Try as he might, Doug Gilmour just can't capture that same feeling he had as a player now that he's a coach.
It's not that Gilmour isn't as passionate behind the bench of the Kingston Frontenacs as he was when he was playing for 20 years in the NHL, but he has found there's a major difference between participating and watching.
"On the competitive side, you take a back seat," Gilmour said during a conference call yesterday. "As a player, that helmet went on, and I was a complete idiot. It didn't matter if you were a friend of mine or not.
"As a coach, you can't do that and you have to be in control. There's a lot of mental anguish."
Gilmour the player will be honoured by the Maple Leafs tomorrow night prior to their game against the Pittsburgh Penguins at the Air Canada Centre when his No. 93 is raised to the rafters by the club. Take away the 1992-93 and 1993-94 seasons and it's probable the ceremony wouldn't be happening. But take those two years into account, especially what Gilmour did in the playoffs, and there has not been a more significant player to wear the Toronto sweater for decades.
If Gilmour had bottled some of that magic of those two years, he would likely sprinkle a little dust on the Frontenacs. Since he took over in Kingston in November, the Frontenacs have gone 4-18-1-2. Overall, they have nine wins and are in last place in the 20-team Ontario Hockey League with 26 points.

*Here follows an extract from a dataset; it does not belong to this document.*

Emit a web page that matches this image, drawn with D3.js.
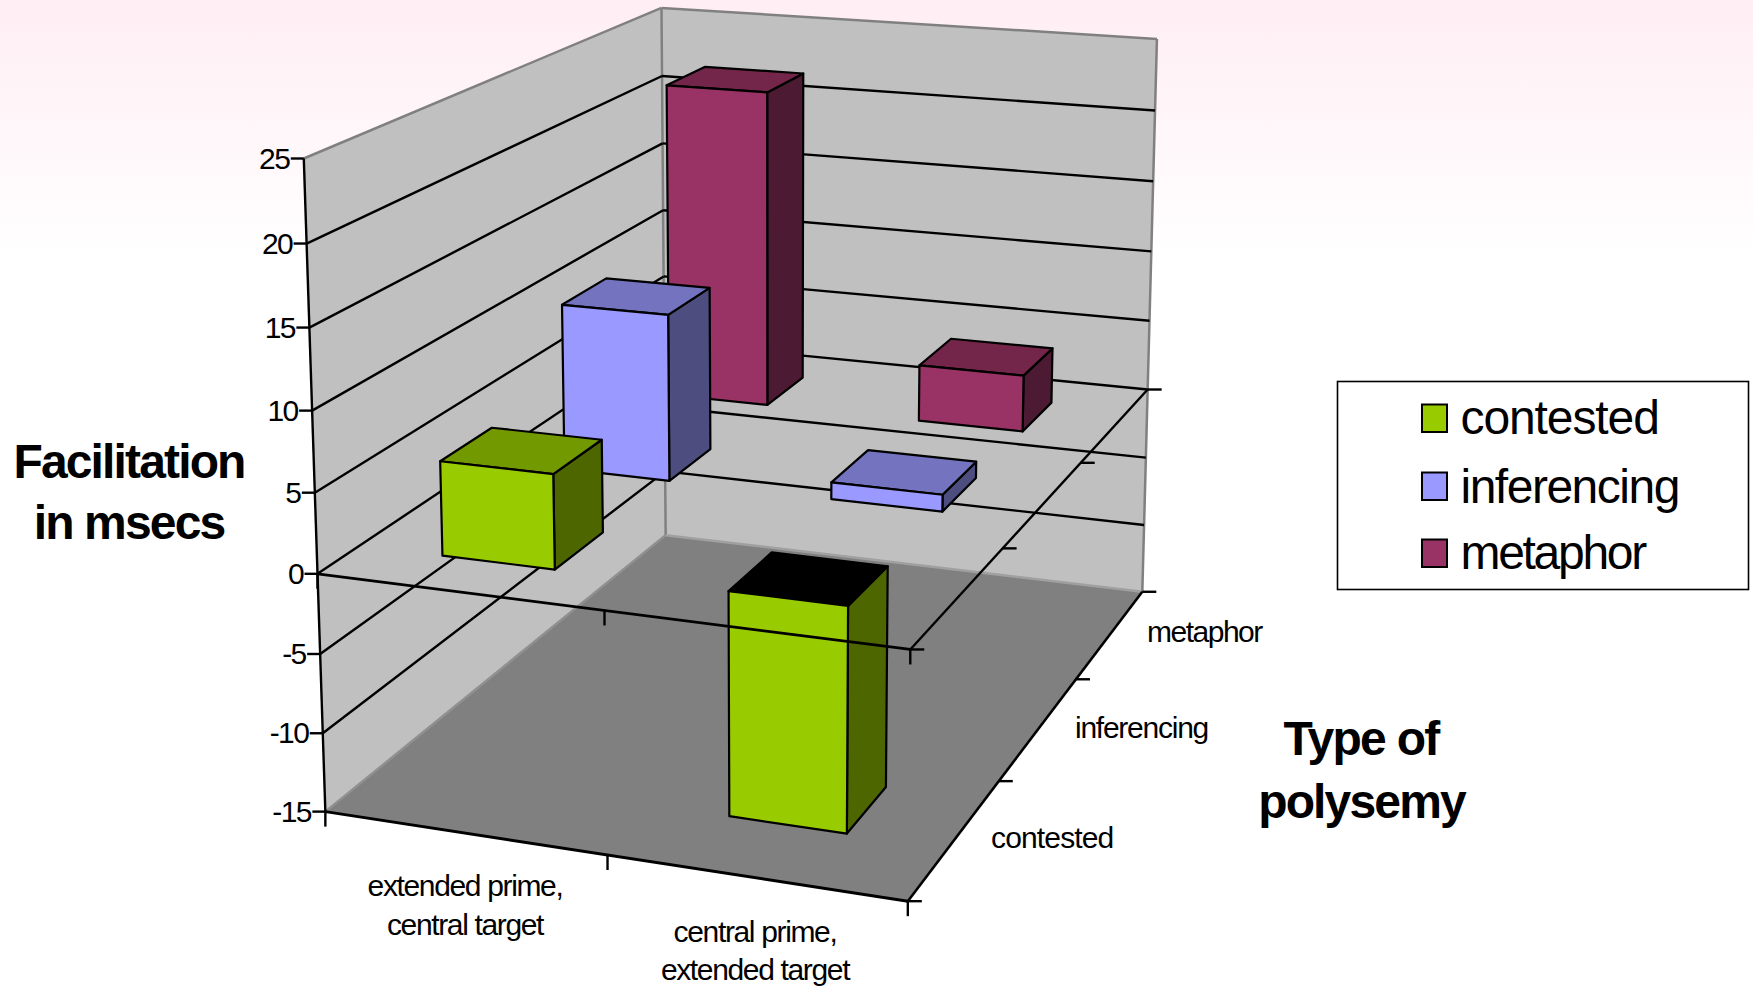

What will he be doing five years from now? Gilmour is not sure. Since retiring from the NHL in September of 2003, Gilmour entered into a number of business ventures, including mortgage and building homes, and spent time in the Leafs' front office.

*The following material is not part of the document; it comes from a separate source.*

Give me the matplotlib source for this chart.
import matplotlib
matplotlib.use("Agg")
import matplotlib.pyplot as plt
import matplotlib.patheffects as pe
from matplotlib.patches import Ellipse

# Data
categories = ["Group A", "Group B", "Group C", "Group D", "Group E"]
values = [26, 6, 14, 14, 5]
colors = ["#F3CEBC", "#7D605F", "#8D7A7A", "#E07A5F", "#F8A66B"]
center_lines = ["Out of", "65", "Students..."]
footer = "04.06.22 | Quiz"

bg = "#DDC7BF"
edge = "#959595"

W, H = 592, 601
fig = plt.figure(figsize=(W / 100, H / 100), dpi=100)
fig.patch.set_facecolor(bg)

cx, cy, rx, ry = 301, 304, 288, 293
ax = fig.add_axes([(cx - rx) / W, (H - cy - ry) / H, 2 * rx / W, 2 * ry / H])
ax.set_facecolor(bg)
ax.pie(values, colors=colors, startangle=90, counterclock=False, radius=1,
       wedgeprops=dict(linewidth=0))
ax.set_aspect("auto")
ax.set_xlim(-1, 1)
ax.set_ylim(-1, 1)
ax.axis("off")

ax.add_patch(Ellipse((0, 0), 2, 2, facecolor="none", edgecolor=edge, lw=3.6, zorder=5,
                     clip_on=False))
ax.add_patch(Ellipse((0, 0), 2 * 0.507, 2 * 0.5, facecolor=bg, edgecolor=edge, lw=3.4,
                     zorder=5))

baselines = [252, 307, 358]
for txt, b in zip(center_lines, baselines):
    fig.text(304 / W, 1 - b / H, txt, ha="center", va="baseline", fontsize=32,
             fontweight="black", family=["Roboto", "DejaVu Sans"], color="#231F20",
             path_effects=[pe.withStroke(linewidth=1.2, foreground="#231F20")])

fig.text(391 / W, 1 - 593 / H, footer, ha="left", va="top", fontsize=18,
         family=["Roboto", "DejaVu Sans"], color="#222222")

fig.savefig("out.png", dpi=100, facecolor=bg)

But Gilmour didn't take the job in Kingston to be just another pretty face. He will be back behind the Kingston bench next season if the organization will have him back.
"I'm committed for next year," Gilmour, 45, said. "We have some great kids here and I should have 16 or 17 guys coming back.
"It's hard. Our guys have worked their butts off.
"This has been an experience I needed. It's a challenge and I know there is a lot of work to be done."
Gilmour, not surprisingly, said his parents, Don and Dolly, will be singled out among others when he is handed the microphone tomorrow night. He noted, with a laugh, that his dad's advice has changed.
"From Day 1 in the NHL until I was 40 years old, he kept telling me how to play," Gilmour said. "Now he's telling me how to coach."